- Aim
Exclude images, then output the remaining data verbatim.

- Stored data
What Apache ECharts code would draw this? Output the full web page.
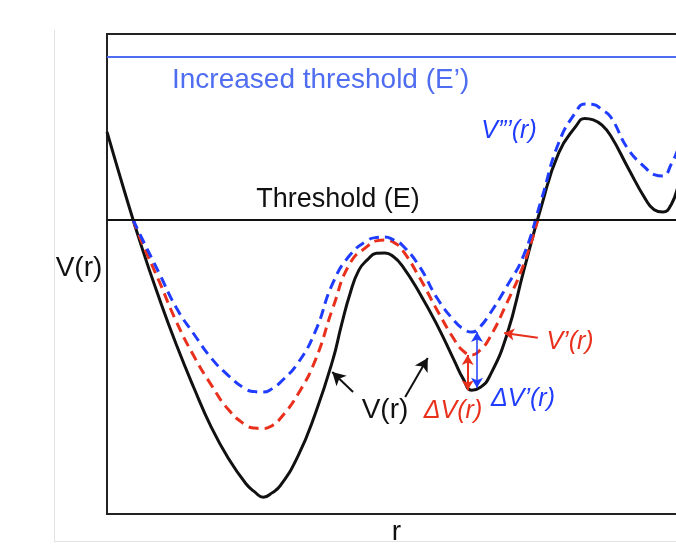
<!DOCTYPE html>
<html>
<head>
<meta charset="utf-8">
<script src="https://cdn.jsdelivr.net/npm/echarts@6/dist/echarts.min.js"></script>
<style>
  html, body { margin: 0; background: #fff; }
  #main { width: 676px; height: 544px; }
</style>
</head>
<body>
<div id="main"></div>
<script>
// potential curves, [r, V] in arbitrary units (r 0..100, V 0..100)
var V = [[0, 79.6], [3, 67.3], [6, 55.6], [9, 45.0], [12, 35.2], [15, 26.3], [18, 18.1], [21, 11.5],
  [24, 6.3], [25.5, 4.6], [27, 3.5], [28.5, 4.4], [30, 6.0], [33, 12.1], [36, 21.0], [39, 32.1],
  [40.5, 39.4], [42, 46.0], [43.5, 50.8], [45, 53.0], [46.5, 54.3], [48, 54.4], [49.5, 53.6], [51, 51.7],
  [54, 46.0], [57, 39.4], [60, 31.9], [61.5, 28.2], [63, 25.8], [64.5, 26.4], [66, 28.5], [69, 37.1],
  [72, 50.8], [75, 64.0], [78, 75.2], [81, 80.8], [82.5, 82.4], [84, 82.1], [85.5, 81.0], [87, 78.8],
  [90, 72.1], [93, 65.6], [94.5, 63.4], [96, 62.9], [97.5, 64.6], [99, 69.6], [100, 72.5]];
var V1 = [[4.5, 61.3], [6, 56.7], [9, 48.5], [12, 40.0], [15, 32.9], [18, 26.9], [21, 21.7], [24, 18.5],
  [25.5, 17.9], [27, 17.8], [28.5, 18.4], [30, 20.0], [33, 25.0], [36, 32.1], [39, 42.9], [42, 52.3],
  [45, 55.8], [46.5, 56.9], [48, 57.1], [49.5, 56.6], [51, 55.0], [54, 49.2], [57, 42.5], [60, 36.3],
  [61.5, 34.0], [63, 33.1], [64.5, 34.2], [66, 36.5], [69, 43.8], [72, 52.1], [74.4, 61.3]];
var V2 = [[4.5, 61.3], [6, 57.5], [9, 50.2], [12, 42.9], [15, 37.5], [18, 32.5], [21, 28.8], [24, 26.0],
  [25.5, 25.5], [27, 25.4], [28.5, 26.1], [30, 27.5], [33, 31.5], [36, 38.1], [39, 48.1], [42, 54.0],
  [45, 57.0], [46.5, 57.6], [48, 57.7], [49.5, 57.1], [51, 56.0], [54, 51.5], [57, 45.0], [60, 40.2],
  [61.5, 38.6], [63, 37.9], [64.5, 39.1], [66, 41.5], [69, 47.3], [72, 54.0], [75, 65.4], [78, 77.3],
  [81, 83.8], [82.5, 85.4], [84, 85.3], [85.5, 84.2], [87, 82.7], [90, 76.0], [93, 72.1], [94.5, 70.7],
  [96, 70.4], [97.5, 73.0], [99, 76.9], [100, 79.0]];
var E = 61.3;       // threshold
var E2 = 95.2;      // increased threshold
// annotation arrows: [r1, V1, r2, V2]
var dV = [62.3, 25.8, 62.3, 33.1];
var dV2 = [63.9, 26.3, 63.9, 37.9];
var pV1 = [74.4, 36.7, 68.6, 37.7];
var pV = [[42.5, 25.4, 38.9, 29.6], [51.5, 24.4, 55.4, 32.5]];

var black = '#111', red = '#e8301c', blue = '#1f3cff', lightBlue = '#4f6df0';
var font = '"Liberation Sans", Arial, Helvetica, sans-serif';

function arrow(a, color, both) {
  return [
    { coord: [a[0], a[1]], symbol: both ? 'arrow' : 'none', lineStyle: { color: color } },
    { coord: [a[2], a[3]], symbol: 'arrow' }
  ];
}

var myChart = echarts.init(document.getElementById('main'));
myChart.setOption({
  animation: false,
  grid: {
    left: 107, top: 34, width: 579, height: 480, outerBoundsMode: 'none',
    show: true, borderColor: '#222', borderWidth: 2
  },
  xAxis: {
    type: 'value', min: 0, max: 100,
    axisLine: { show: false }, axisTick: { show: false }, axisLabel: { show: false }, splitLine: { show: false },
    name: 'r', nameLocation: 'middle', nameGap: 4,
    nameTextStyle: { fontSize: 28, color: black, fontFamily: font }
  },
  yAxis: {
    type: 'value', min: 0, max: 100,
    axisLine: { show: false }, axisTick: { show: false }, axisLabel: { show: false }, splitLine: { show: false }
  },
  series: [
    {
      name: 'V(r)', type: 'line', data: V, smooth: 0.5, symbol: 'none',
      lineStyle: { color: black, width: 3 },
      markLine: {
        silent: true, symbol: 'none', symbolSize: [11, 13], label: { show: false },
        lineStyle: { color: black, width: 2, type: 'solid' },
        data: [
          [{ coord: [0, E] }, { coord: [100, E] }],
          arrow(pV[0], black, false),
          arrow(pV[1], black, false)
        ]
      }
    },
    {
      name: "V'(r)", type: 'line', data: V1, smooth: 0.5, symbol: 'none',
      lineStyle: { color: red, width: 3, type: [10, 6] },
      markLine: {
        silent: true, symbol: 'none', symbolSize: [9, 10], label: { show: false },
        lineStyle: { color: red, width: 2, type: 'solid' },
        data: [arrow(dV, red, true), arrow(pV1, red, false)]
      }
    },
    {
      name: "V''(r)", type: 'line', data: V2, smooth: 0.5, symbol: 'none',
      lineStyle: { color: blue, width: 3, type: [10, 6] },
      markLine: {
        silent: true, symbol: 'none', symbolSize: [9, 10], label: { show: false },
        lineStyle: { color: blue, width: 1.5, type: 'solid' },
        data: [
          [{ coord: [0, E2], lineStyle: { color: lightBlue, width: 2 } }, { coord: [100, E2] }],
          arrow(dV2, blue, true)
        ]
      }
    }
  ],
  graphic: [
    { type: 'line', shape: { x1: 54.5, y1: 30, x2: 54.5, y2: 541 }, style: { stroke: '#e2e2e2', lineWidth: 1 } },
    { type: 'line', shape: { x1: 54, y1: 541.5, x2: 676, y2: 541.5 }, style: { stroke: '#e2e2e2', lineWidth: 1 } },
    { type: 'text', x: 79, y: 268, style: { text: 'V(r)', fill: black, font: '28px ' + font, align: 'center', verticalAlign: 'middle' } },
    { type: 'text', left: 172, top: 66, style: { text: 'Increased threshold (E\u2019)', fill: lightBlue, font: '28px ' + font } },
    { type: 'text', x: 338, y: 200, style: { text: 'Threshold (E)', fill: black, font: '27px ' + font, align: 'center', verticalAlign: 'middle' } },
    { type: 'text', x: 385, y: 410, style: { text: 'V(r)', fill: black, font: '28px ' + font, align: 'center', verticalAlign: 'middle' } },
    { type: 'text', x: 509, y: 131, style: { text: 'V\u201D\u2019(r)', fill: blue, font: 'italic 25px ' + font, align: 'center', verticalAlign: 'middle' } },
    { type: 'text', x: 570, y: 342, style: { text: 'V\u2019(r)', fill: red, font: 'italic 25px ' + font, align: 'center', verticalAlign: 'middle' } },
    { type: 'text', x: 453, y: 411, style: { text: '\u0394V(r)', fill: red, font: 'italic 25px ' + font, align: 'center', verticalAlign: 'middle' } },
    { type: 'text', x: 523, y: 399, style: { text: '\u0394V\u2019(r)', fill: blue, font: 'italic 25px ' + font, align: 'center', verticalAlign: 'middle' } }
  ]
});
</script>
</body>
</html>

- Result for this exercise
What Apache ECharts code would draw this? Output the full web page.
<!DOCTYPE html>
<html>
<head>
<meta charset="utf-8">
<script src="https://cdn.jsdelivr.net/npm/echarts@6/dist/echarts.min.js"></script>
<style>
  html, body { margin: 0; background: #fff; }
  #main { width: 676px; height: 544px; }
</style>
</head>
<body>
<div id="main"></div>
<script>
// potential curves, [r, V] in arbitrary units (r 0..100, V 0..100)
var V = [[0, 79.6], [3, 67.3], [6, 55.6], [9, 45.0], [12, 35.2], [15, 26.3], [18, 18.1], [21, 11.5],
  [24, 6.3], [25.5, 4.6], [27, 3.5], [28.5, 4.4], [30, 6.0], [33, 12.1], [36, 21.0], [39, 32.1],
  [40.5, 39.4], [42, 46.0], [43.5, 50.8], [45, 53.0], [46.5, 54.3], [48, 54.4], [49.5, 53.6], [51, 51.7],
  [54, 46.0], [57, 39.4], [60, 31.9], [61.5, 28.2], [63, 25.8], [64.5, 26.4], [66, 28.5], [69, 37.1],
  [72, 50.8], [75, 64.0], [78, 75.2], [81, 80.8], [82.5, 82.4], [84, 82.1], [85.5, 81.0], [87, 78.8],
  [90, 72.1], [93, 65.6], [94.5, 63.4], [96, 62.9], [97.5, 64.6], [99, 69.6], [100, 72.5]];
var V1 = [[4.5, 61.3], [6, 56.7], [9, 48.5], [12, 40.0], [15, 32.9], [18, 26.9], [21, 21.7], [24, 18.5],
  [25.5, 17.9], [27, 17.8], [28.5, 18.4], [30, 20.0], [33, 25.0], [36, 32.1], [39, 42.9], [42, 52.3],
  [45, 55.8], [46.5, 56.9], [48, 57.1], [49.5, 56.6], [51, 55.0], [54, 49.2], [57, 42.5], [60, 36.3],
  [61.5, 34.0], [63, 33.1], [64.5, 34.2], [66, 36.5], [69, 43.8], [72, 52.1], [74.4, 61.3]];
var V2 = [[4.5, 61.3], [6, 57.5], [9, 50.2], [12, 42.9], [15, 37.5], [18, 32.5], [21, 28.8], [24, 26.0],
  [25.5, 25.5], [27, 25.4], [28.5, 26.1], [30, 27.5], [33, 31.5], [36, 38.1], [39, 48.1], [42, 54.0],
  [45, 57.0], [46.5, 57.6], [48, 57.7], [49.5, 57.1], [51, 56.0], [54, 51.5], [57, 45.0], [60, 40.2],
  [61.5, 38.6], [63, 37.9], [64.5, 39.1], [66, 41.5], [69, 47.3], [72, 54.0], [75, 65.4], [78, 77.3],
  [81, 83.8], [82.5, 85.4], [84, 85.3], [85.5, 84.2], [87, 82.7], [90, 76.0], [93, 72.1], [94.5, 70.7],
  [96, 70.4], [97.5, 73.0], [99, 76.9], [100, 79.0]];
var E = 61.3;       // threshold
var E2 = 95.2;      // increased threshold
// annotation arrows: [r1, V1, r2, V2]
var dV = [62.3, 25.8, 62.3, 33.1];
var dV2 = [63.9, 26.3, 63.9, 37.9];
var pV1 = [74.4, 36.7, 68.6, 37.7];
var pV = [[42.5, 25.4, 38.9, 29.6], [51.5, 24.4, 55.4, 32.5]];

var black = '#111', red = '#e8301c', blue = '#1f3cff', lightBlue = '#4f6df0';
var font = '"Liberation Sans", Arial, Helvetica, sans-serif';

function arrow(a, color, both) {
  return [
    { coord: [a[0], a[1]], symbol: both ? 'arrow' : 'none', lineStyle: { color: color } },
    { coord: [a[2], a[3]], symbol: 'arrow' }
  ];
}

var myChart = echarts.init(document.getElementById('main'));
myChart.setOption({
  animation: false,
  grid: {
    left: 107, top: 34, width: 579, height: 480, outerBoundsMode: 'none',
    show: true, borderColor: '#222', borderWidth: 2
  },
  xAxis: {
    type: 'value', min: 0, max: 100,
    axisLine: { show: false }, axisTick: { show: false }, axisLabel: { show: false }, splitLine: { show: false },
    name: 'r', nameLocation: 'middle', nameGap: 4,
    nameTextStyle: { fontSize: 28, color: black, fontFamily: font }
  },
  yAxis: {
    type: 'value', min: 0, max: 100,
    axisLine: { show: false }, axisTick: { show: false }, axisLabel: { show: false }, splitLine: { show: false }
  },
  series: [
    {
      name: 'V(r)', type: 'line', data: V, smooth: 0.5, symbol: 'none',
      lineStyle: { color: black, width: 3 },
      markLine: {
        silent: true, symbol: 'none', symbolSize: [11, 13], label: { show: false },
        lineStyle: { color: black, width: 2, type: 'solid' },
        data: [
          [{ coord: [0, E] }, { coord: [100, E] }],
          arrow(pV[0], black, false),
          arrow(pV[1], black, false)
        ]
      }
    },
    {
      name: "V'(r)", type: 'line', data: V1, smooth: 0.5, symbol: 'none',
      lineStyle: { color: red, width: 3, type: [10, 6] },
      markLine: {
        silent: true, symbol: 'none', symbolSize: [9, 10], label: { show: false },
        lineStyle: { color: red, width: 2, type: 'solid' },
        data: [arrow(dV, red, true), arrow(pV1, red, false)]
      }
    },
    {
      name: "V''(r)", type: 'line', data: V2, smooth: 0.5, symbol: 'none',
      lineStyle: { color: blue, width: 3, type: [10, 6] },
      markLine: {
        silent: true, symbol: 'none', symbolSize: [9, 10], label: { show: false },
        lineStyle: { color: blue, width: 1.5, type: 'solid' },
        data: [
          [{ coord: [0, E2], lineStyle: { color: lightBlue, width: 2 } }, { coord: [100, E2] }],
          arrow(dV2, blue, true)
        ]
      }
    }
  ],
  graphic: [
    { type: 'line', shape: { x1: 54.5, y1: 30, x2: 54.5, y2: 541 }, style: { stroke: '#e2e2e2', lineWidth: 1 } },
    { type: 'line', shape: { x1: 54, y1: 541.5, x2: 676, y2: 541.5 }, style: { stroke: '#e2e2e2', lineWidth: 1 } },
    { type: 'text', x: 79, y: 268, style: { text: 'V(r)', fill: black, font: '28px ' + font, align: 'center', verticalAlign: 'middle' } },
    { type: 'text', left: 172, top: 66, style: { text: 'Increased threshold (E\u2019)', fill: lightBlue, font: '28px ' + font } },
    { type: 'text', x: 338, y: 200, style: { text: 'Threshold (E)', fill: black, font: '27px ' + font, align: 'center', verticalAlign: 'middle' } },
    { type: 'text', x: 385, y: 410, style: { text: 'V(r)', fill: black, font: '28px ' + font, align: 'center', verticalAlign: 'middle' } },
    { type: 'text', x: 509, y: 131, style: { text: 'V\u201D\u2019(r)', fill: blue, font: 'italic 25px ' + font, align: 'center', verticalAlign: 'middle' } },
    { type: 'text', x: 570, y: 342, style: { text: 'V\u2019(r)', fill: red, font: 'italic 25px ' + font, align: 'center', verticalAlign: 'middle' } },
    { type: 'text', x: 453, y: 411, style: { text: '\u0394V(r)', fill: red, font: 'italic 25px ' + font, align: 'center', verticalAlign: 'middle' } },
    { type: 'text', x: 523, y: 399, style: { text: '\u0394V\u2019(r)', fill: blue, font: 'italic 25px ' + font, align: 'center', verticalAlign: 'middle' } }
  ]
});
</script>
</body>
</html>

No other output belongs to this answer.